> [PROBLEM TO SOLVE]:
In the entries, find all lines that hold the word "code" and copy them.

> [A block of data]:
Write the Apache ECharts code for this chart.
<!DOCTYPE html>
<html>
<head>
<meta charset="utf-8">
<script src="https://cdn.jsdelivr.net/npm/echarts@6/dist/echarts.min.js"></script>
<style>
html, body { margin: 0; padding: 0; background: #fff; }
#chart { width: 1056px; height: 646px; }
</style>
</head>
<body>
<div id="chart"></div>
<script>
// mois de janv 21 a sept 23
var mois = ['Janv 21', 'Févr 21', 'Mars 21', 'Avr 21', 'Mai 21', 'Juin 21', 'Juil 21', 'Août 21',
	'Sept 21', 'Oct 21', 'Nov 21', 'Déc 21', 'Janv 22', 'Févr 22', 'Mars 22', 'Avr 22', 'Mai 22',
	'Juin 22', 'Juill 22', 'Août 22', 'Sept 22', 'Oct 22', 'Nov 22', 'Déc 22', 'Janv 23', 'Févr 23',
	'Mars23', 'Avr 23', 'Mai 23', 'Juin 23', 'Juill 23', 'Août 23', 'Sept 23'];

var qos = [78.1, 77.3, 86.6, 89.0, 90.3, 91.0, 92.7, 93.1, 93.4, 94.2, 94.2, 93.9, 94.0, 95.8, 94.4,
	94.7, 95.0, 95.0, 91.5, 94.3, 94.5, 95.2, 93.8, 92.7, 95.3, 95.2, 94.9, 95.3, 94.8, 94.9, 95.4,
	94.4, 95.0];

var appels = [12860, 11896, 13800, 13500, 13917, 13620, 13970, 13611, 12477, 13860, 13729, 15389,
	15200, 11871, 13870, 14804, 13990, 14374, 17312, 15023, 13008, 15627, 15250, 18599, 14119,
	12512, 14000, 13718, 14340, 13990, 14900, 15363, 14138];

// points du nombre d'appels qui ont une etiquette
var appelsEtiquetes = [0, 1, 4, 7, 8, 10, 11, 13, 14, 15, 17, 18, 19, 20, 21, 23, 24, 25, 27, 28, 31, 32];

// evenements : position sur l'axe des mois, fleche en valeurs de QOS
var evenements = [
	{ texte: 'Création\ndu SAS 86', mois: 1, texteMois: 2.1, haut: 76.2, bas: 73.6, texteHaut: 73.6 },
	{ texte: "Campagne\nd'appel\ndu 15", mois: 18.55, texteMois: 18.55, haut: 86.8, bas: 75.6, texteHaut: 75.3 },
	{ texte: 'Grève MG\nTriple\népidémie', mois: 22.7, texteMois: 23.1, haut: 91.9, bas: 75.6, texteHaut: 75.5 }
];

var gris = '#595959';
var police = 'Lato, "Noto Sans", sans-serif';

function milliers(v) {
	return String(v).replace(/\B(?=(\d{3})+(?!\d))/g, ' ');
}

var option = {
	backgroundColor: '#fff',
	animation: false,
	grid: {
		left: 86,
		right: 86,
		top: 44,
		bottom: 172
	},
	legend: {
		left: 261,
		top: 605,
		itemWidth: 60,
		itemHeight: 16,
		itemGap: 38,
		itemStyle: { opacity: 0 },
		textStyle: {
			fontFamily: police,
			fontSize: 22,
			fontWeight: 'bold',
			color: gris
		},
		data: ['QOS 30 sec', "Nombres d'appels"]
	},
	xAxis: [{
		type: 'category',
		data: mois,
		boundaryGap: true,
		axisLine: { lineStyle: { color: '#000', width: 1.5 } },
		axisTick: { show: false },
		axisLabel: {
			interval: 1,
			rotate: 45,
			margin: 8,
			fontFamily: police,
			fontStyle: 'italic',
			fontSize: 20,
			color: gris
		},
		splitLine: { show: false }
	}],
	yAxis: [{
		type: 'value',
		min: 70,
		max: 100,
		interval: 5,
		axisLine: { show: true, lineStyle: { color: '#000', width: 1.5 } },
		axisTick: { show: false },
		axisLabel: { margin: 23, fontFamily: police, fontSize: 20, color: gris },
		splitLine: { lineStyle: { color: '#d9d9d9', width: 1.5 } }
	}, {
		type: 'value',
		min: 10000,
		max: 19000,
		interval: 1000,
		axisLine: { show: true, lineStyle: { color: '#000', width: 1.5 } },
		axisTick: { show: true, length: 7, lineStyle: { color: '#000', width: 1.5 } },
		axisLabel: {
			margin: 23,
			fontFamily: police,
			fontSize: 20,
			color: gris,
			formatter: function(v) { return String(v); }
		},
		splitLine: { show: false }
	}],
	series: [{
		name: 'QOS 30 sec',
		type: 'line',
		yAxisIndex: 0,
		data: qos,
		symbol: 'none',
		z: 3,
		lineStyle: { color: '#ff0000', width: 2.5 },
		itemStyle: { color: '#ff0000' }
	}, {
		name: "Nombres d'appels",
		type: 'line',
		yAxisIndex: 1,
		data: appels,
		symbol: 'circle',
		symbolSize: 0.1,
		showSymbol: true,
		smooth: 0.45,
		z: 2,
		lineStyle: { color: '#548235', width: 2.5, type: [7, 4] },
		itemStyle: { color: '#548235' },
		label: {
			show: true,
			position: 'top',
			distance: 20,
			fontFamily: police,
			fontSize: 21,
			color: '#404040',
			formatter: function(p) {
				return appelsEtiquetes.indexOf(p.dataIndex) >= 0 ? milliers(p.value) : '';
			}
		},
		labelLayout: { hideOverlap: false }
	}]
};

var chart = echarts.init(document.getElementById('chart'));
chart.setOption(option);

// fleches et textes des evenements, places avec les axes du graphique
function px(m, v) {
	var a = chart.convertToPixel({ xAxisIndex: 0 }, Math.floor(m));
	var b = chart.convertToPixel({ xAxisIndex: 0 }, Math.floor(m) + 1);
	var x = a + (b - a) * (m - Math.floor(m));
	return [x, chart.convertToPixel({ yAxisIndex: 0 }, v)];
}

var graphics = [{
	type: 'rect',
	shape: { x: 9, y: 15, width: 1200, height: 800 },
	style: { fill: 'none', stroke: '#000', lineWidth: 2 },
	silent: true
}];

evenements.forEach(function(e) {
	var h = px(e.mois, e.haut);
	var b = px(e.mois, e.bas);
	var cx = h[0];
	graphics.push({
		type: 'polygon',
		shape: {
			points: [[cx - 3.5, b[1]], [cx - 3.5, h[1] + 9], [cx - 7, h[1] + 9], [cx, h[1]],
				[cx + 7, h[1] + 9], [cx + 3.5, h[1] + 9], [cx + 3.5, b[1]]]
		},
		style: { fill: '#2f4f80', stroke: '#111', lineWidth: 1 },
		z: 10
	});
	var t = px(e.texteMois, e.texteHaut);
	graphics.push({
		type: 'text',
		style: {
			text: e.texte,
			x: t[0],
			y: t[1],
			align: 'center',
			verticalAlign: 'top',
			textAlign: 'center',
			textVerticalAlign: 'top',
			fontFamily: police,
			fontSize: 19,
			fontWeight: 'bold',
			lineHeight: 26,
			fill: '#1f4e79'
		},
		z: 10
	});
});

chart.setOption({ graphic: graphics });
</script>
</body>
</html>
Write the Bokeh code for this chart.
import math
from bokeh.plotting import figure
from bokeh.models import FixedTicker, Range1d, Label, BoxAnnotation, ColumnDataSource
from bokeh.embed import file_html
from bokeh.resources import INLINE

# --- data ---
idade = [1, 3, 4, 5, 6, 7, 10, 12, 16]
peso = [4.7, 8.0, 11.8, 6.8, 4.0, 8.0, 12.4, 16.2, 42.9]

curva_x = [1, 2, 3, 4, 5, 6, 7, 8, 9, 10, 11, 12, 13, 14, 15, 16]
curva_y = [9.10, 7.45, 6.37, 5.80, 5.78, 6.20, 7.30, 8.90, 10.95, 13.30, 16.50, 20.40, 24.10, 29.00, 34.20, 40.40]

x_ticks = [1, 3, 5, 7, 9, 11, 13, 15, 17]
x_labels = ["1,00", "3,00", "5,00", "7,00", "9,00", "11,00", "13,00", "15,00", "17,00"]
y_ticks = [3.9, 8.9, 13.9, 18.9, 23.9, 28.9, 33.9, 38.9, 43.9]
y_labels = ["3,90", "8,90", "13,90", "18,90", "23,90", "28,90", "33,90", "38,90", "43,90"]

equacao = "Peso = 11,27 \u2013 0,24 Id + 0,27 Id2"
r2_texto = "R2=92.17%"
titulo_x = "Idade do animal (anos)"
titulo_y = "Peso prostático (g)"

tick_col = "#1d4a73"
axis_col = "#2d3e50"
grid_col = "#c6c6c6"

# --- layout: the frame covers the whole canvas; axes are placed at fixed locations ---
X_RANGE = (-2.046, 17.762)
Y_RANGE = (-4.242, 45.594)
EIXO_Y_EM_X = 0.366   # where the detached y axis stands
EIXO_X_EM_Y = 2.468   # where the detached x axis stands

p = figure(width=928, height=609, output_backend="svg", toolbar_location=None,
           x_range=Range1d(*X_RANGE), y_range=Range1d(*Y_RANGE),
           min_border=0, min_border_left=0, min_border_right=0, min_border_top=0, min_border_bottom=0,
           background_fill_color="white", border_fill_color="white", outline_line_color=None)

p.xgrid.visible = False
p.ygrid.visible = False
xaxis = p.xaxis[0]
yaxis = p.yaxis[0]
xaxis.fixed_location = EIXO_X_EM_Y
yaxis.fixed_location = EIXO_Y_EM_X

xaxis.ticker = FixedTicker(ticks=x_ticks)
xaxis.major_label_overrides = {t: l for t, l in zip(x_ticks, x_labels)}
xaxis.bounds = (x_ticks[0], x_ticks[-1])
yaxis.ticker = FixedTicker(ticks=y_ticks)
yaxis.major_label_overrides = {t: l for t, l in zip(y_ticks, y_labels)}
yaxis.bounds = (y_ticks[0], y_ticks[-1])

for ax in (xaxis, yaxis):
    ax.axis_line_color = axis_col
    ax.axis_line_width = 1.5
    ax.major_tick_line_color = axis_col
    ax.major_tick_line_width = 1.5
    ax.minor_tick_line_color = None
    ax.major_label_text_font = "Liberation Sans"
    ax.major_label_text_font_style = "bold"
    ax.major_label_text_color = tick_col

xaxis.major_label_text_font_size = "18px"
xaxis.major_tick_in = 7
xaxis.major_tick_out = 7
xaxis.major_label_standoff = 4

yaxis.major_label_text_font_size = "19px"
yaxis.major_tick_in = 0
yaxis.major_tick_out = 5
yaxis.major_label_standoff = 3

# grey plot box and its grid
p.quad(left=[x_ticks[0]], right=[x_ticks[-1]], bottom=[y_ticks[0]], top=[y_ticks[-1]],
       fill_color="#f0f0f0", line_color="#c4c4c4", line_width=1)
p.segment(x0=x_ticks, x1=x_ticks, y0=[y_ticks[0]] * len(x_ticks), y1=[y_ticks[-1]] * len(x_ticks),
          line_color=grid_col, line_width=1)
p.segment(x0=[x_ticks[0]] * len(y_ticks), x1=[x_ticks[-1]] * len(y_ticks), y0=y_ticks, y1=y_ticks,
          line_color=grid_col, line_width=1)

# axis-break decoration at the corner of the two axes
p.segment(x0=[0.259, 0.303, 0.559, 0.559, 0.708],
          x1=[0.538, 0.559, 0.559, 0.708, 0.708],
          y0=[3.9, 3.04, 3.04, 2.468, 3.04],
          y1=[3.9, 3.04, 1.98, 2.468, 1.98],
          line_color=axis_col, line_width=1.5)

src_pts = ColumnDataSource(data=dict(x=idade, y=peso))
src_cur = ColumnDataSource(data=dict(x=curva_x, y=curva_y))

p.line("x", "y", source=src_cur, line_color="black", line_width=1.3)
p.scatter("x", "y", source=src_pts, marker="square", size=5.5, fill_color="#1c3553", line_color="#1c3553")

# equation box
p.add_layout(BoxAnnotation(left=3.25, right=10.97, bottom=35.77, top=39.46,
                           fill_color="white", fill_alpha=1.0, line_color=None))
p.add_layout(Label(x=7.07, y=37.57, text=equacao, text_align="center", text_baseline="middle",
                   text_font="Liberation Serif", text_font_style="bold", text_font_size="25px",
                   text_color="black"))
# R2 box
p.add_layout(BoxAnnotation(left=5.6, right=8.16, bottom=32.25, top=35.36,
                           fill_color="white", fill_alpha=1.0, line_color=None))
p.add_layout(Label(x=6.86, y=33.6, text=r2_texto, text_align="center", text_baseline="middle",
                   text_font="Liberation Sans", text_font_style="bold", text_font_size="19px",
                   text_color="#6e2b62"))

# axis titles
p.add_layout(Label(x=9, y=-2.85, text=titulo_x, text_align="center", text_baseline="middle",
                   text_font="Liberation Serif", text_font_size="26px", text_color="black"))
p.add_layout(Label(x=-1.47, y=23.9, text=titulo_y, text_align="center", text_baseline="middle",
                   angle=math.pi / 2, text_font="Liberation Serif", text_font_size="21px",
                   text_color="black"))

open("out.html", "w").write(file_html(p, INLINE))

> [IN RESPONSE]:
Write the Apache ECharts code for this chart.
Write the Bokeh code for this chart.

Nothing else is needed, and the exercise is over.